• _SUPPLIED MATERIAL_
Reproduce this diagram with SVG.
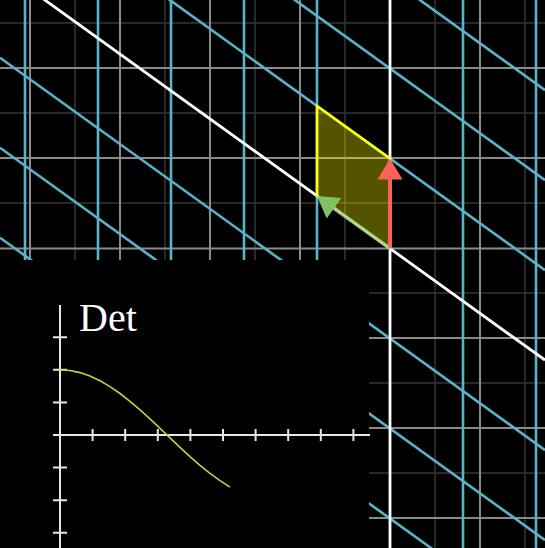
<svg xmlns="http://www.w3.org/2000/svg" width="545" height="548" viewBox="0 0 545 548">
<style>
.gb{stroke:#8a8a8a;stroke-width:2;fill:none}
.gf{stroke:#363636;stroke-width:1.5;fill:none}
.cy{stroke:#5ab3c7;stroke-width:2.6;fill:none}
.wh{stroke:#ffffff;stroke-width:2.8;fill:none}
.ax{stroke:#e6e6e6;stroke-width:2;fill:none}
.det{font-family:"Liberation Serif","DejaVu Serif",serif;font-size:40px;fill:#ffffff}
</style>
<rect x="0" y="0" width="545" height="548" fill="#000"/>
<g id="background-grid">
<path class="gf" d="M75 0V548M165 0V548M255 0V548M345 0V548M435 0V548M525 0V548M0 23H545M0 113H545M0 203H545M0 293H545M0 383H545M0 473H545"/>
<path class="gb" d="M30 0V548M120 0V548M210 0V548M300 0V548M480 0V548M0 68H545M0 158H545M0 248.5H545M0 338H545M0 428H545M0 518H545"/>
</g>
<g id="transformed-grid">
<path class="cy" d="M25 0V548M98 0V548M171 0V548M244 0V548M317 0V548M463 0V548M536 0V548"/>
<path class="cy" d="M0 -302.3L545 90.1M0 -212.3L545 180.1M0 -122.3L545 270.1M0 57.7L545 450.1M0 147.7L545 540.1M0 237.7L545 630.1"/>
<path class="wh" d="M390 0V548M0 -32.3L545 360.1"/>
</g>
<g id="parallelogram">
<polygon points="390,248.5 390,158.5 317,106 317,196" fill="#ffff00" fill-opacity="0.33"/>
<path d="M317 196V106L390 158.5" stroke="#ffff00" stroke-width="2.6" fill="none"/>
</g>
<g id="connectors">
<g id="vector-j">
<line x1="390" y1="248.5" x2="390" y2="178" stroke="#fc6255" stroke-width="4"/>
<polygon points="390,158.5 377.5,179.5 402.5,179.5" fill="#fc6255"/>
</g>
<g id="vector-i">
<line x1="390" y1="248.5" x2="334" y2="208.3" stroke="#83c167" stroke-width="4" stroke-opacity="0.6"/>
<polygon points="317,196 341.3,198.1 326.7,218.4" fill="#83c167"/>
</g>
</g>
<g id="det-graph">
<rect x="0" y="260" width="369" height="288" fill="#000"/>
<path class="ax" d="M60 305V548M53 435H370"/>
<path class="ax" d="M53 337.2H67M53 369.8H67M53 402.4H67M53 467.6H67M53 500.2H67M53 532.8H67M92.6 429V441M125.2 429V441M157.8 429V441M190.4 429V441M223 429V441M255.6 429V441M288.2 429V441M320.8 429V441M353.4 429V441"/>
<path d="M60 369.8L70 370.5L80 372.6L90 376L100 380.7L110 386.6L120 393.5L130 401.3L140 409.8L150 418.9L160 428.3L170 437.9L180 447.4L190 456.6L200 465.4L210 473.4L220 480.7L230 487.1" stroke="#cccc44" stroke-width="1.6" fill="none" stroke-linejoin="round"/>
<text class="det" x="79" y="331">Det</text>
</g>
</svg>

• _WHAT YOU SHOULD DO_
Write out the listing above again, exactly, but with no pictures in the copy.

• _EXERCISE OUTPUT_
Reproduce this diagram with SVG.
<svg xmlns="http://www.w3.org/2000/svg" width="545" height="548" viewBox="0 0 545 548">
<style>
.gb{stroke:#8a8a8a;stroke-width:2;fill:none}
.gf{stroke:#363636;stroke-width:1.5;fill:none}
.cy{stroke:#5ab3c7;stroke-width:2.6;fill:none}
.wh{stroke:#ffffff;stroke-width:2.8;fill:none}
.ax{stroke:#e6e6e6;stroke-width:2;fill:none}
.det{font-family:"Liberation Serif","DejaVu Serif",serif;font-size:40px;fill:#ffffff}
</style>
<rect x="0" y="0" width="545" height="548" fill="#000"/>
<g id="background-grid">
<path class="gf" d="M75 0V548M165 0V548M255 0V548M345 0V548M435 0V548M525 0V548M0 23H545M0 113H545M0 203H545M0 293H545M0 383H545M0 473H545"/>
<path class="gb" d="M30 0V548M120 0V548M210 0V548M300 0V548M480 0V548M0 68H545M0 158H545M0 248.5H545M0 338H545M0 428H545M0 518H545"/>
</g>
<g id="transformed-grid">
<path class="cy" d="M25 0V548M98 0V548M171 0V548M244 0V548M317 0V548M463 0V548M536 0V548"/>
<path class="cy" d="M0 -302.3L545 90.1M0 -212.3L545 180.1M0 -122.3L545 270.1M0 57.7L545 450.1M0 147.7L545 540.1M0 237.7L545 630.1"/>
<path class="wh" d="M390 0V548M0 -32.3L545 360.1"/>
</g>
<g id="parallelogram">
<polygon points="390,248.5 390,158.5 317,106 317,196" fill="#ffff00" fill-opacity="0.33"/>
<path d="M317 196V106L390 158.5" stroke="#ffff00" stroke-width="2.6" fill="none"/>
</g>
<g id="connectors">
<g id="vector-j">
<line x1="390" y1="248.5" x2="390" y2="178" stroke="#fc6255" stroke-width="4"/>
<polygon points="390,158.5 377.5,179.5 402.5,179.5" fill="#fc6255"/>
</g>
<g id="vector-i">
<line x1="390" y1="248.5" x2="334" y2="208.3" stroke="#83c167" stroke-width="4" stroke-opacity="0.6"/>
<polygon points="317,196 341.3,198.1 326.7,218.4" fill="#83c167"/>
</g>
</g>
<g id="det-graph">
<rect x="0" y="260" width="369" height="288" fill="#000"/>
<path class="ax" d="M60 305V548M53 435H370"/>
<path class="ax" d="M53 337.2H67M53 369.8H67M53 402.4H67M53 467.6H67M53 500.2H67M53 532.8H67M92.6 429V441M125.2 429V441M157.8 429V441M190.4 429V441M223 429V441M255.6 429V441M288.2 429V441M320.8 429V441M353.4 429V441"/>
<path d="M60 369.8L70 370.5L80 372.6L90 376L100 380.7L110 386.6L120 393.5L130 401.3L140 409.8L150 418.9L160 428.3L170 437.9L180 447.4L190 456.6L200 465.4L210 473.4L220 480.7L230 487.1" stroke="#cccc44" stroke-width="1.6" fill="none" stroke-linejoin="round"/>
<text class="det" x="79" y="331">Det</text>
</g>
</svg>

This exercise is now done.